Double-tasked task force

African-Australian leaders say a crime problem does exist. Sudanese-born offenders accounted for about 1 percent of crimes in Victoria last year, despite making up just 0.1 of the population, according to 2011 census data, although the community is also disproportionately composed of younger people more likely to offend.

Monoah says the task force will focus on preventing crime before it happens, such as by alerting police to gatherings which are likely to erupt in violence and ensuring young offenders stick to their conditions for bail. But crucially, it will also attempt to tackle the underlying reasons teens are getting in trouble.

“You are looking at young people who are coming from generations of families that have been disenfranchised by virtue of that they are refugees and migrants,” Monoah says.

“They don’t have the network that young people here or their families have,” he adds, lamenting that an “idle mind is the devil’s workshop.”

While Australia has kept overall unemployment at around 5 to 6 percent in recent years, almost 3 in 10 South Sudanese-born adults have no job, according to the most recent census figures. In a 2016 study, 89 percent of South Sudanese job-seekers in Australia’s federal district said they’d experienced racism. 

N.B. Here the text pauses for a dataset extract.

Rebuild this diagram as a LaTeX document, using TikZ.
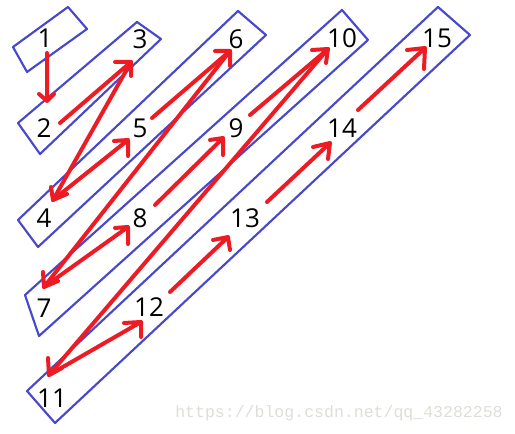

Many are concerned for their own safety, saying crime has been overblown by alarmist media and politicians without examining the underlying causes.

“They usually target one community, from Chinese to Vietnamese, and now they’ve moved onto Sudanese,” says Reath Deng, who was born in South Sudan, of the Australian mainstream’s attitude toward new immigrants.

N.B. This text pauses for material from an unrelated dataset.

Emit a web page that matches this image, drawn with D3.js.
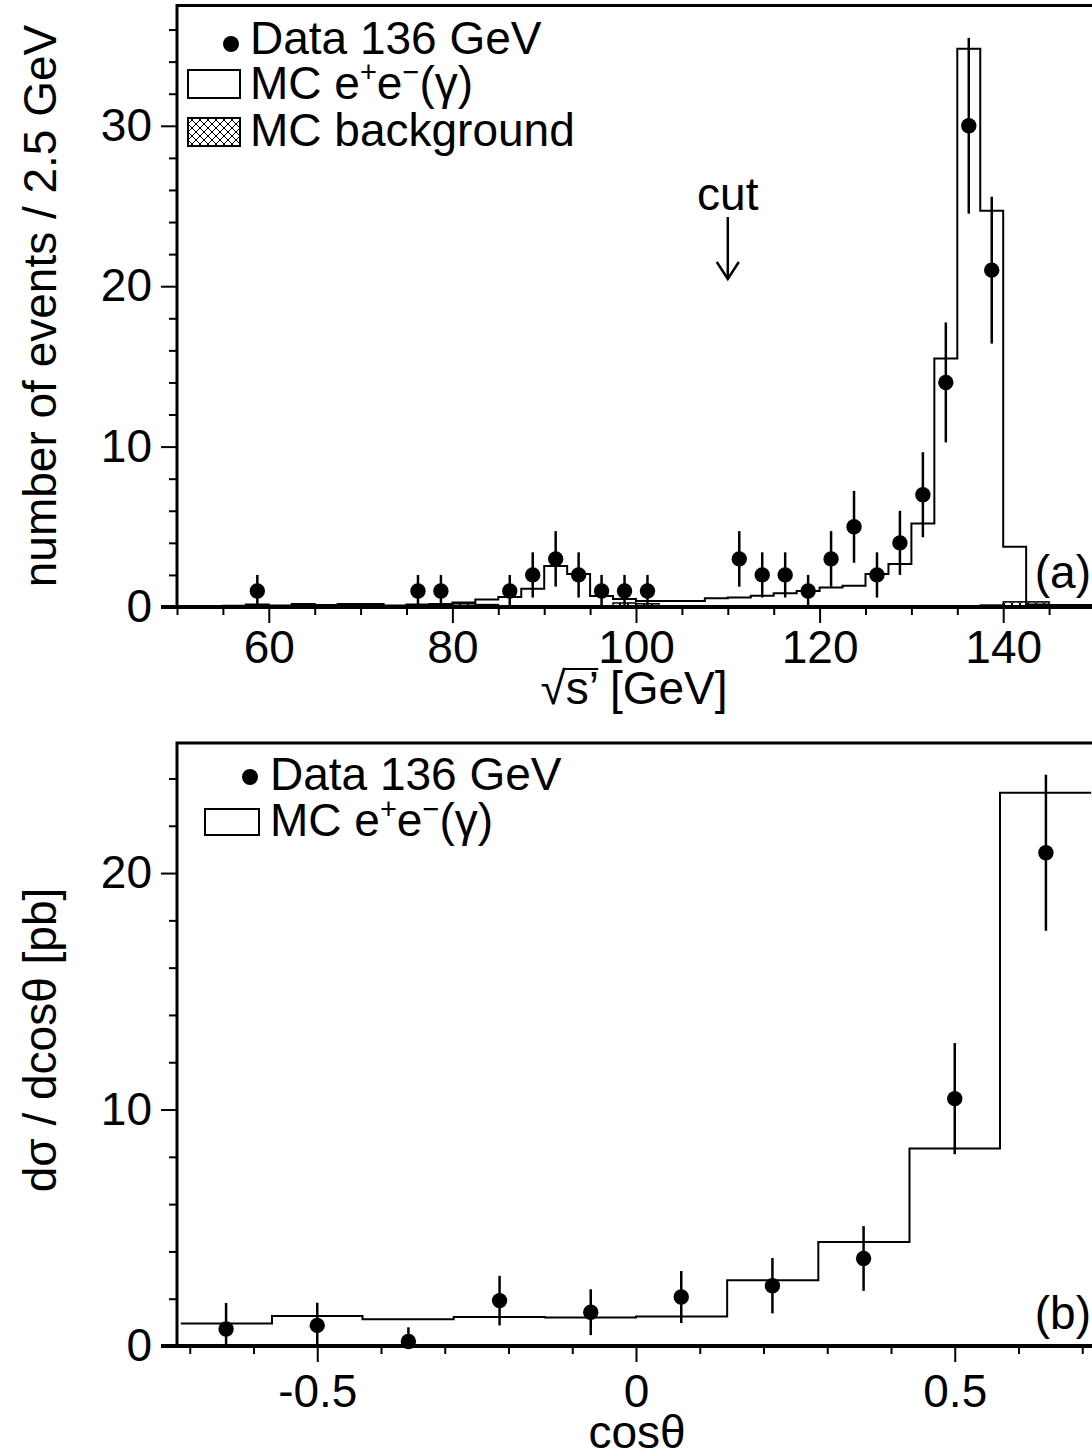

Mr. Deng sees Australia as a welcoming place in many ways. But racism toward young black men like him isn’t hard to find, he adds. “Sometimes they can be really scared,” he says, describing discrimination he has felt when looking for work or taking public transport.

The task force also wants to help prevent and respond to hate crimes, and allay fears about the police themselves. In 2015, Victoria Police became the first force in the country to officially define and ban racial profiling, after settling a years-long discrimination case involving a group of young African-Australians. 

“We don’t want this kind of issue covering or painting the entire young people as criminals, gangs, thugs,” says Mr. Gebre-selassie. “That is not right. So we have to correct it collectively.”

Like many others in his community, Monoah sees a double standard in much of coverage and commentary about crime.

“You’ll never see them report that white people are a problem with crime,” he sighs, producing a sheet with crime statistics that show more than 70 percent of offenders are born in Australia, with the next biggest group coming from New Zealand. “New Zealanders? Barely in the news.”

Still, Monoah stresses the importance of a positive attitude. After surviving civil war and overcoming the most extreme poverty, he says he wants young African-Australians to know that a good life is possible here, if they reach for it.

“They need to constantly apply themselves,” he says, “be persistent, remain positive, and one day their lucky break will come.”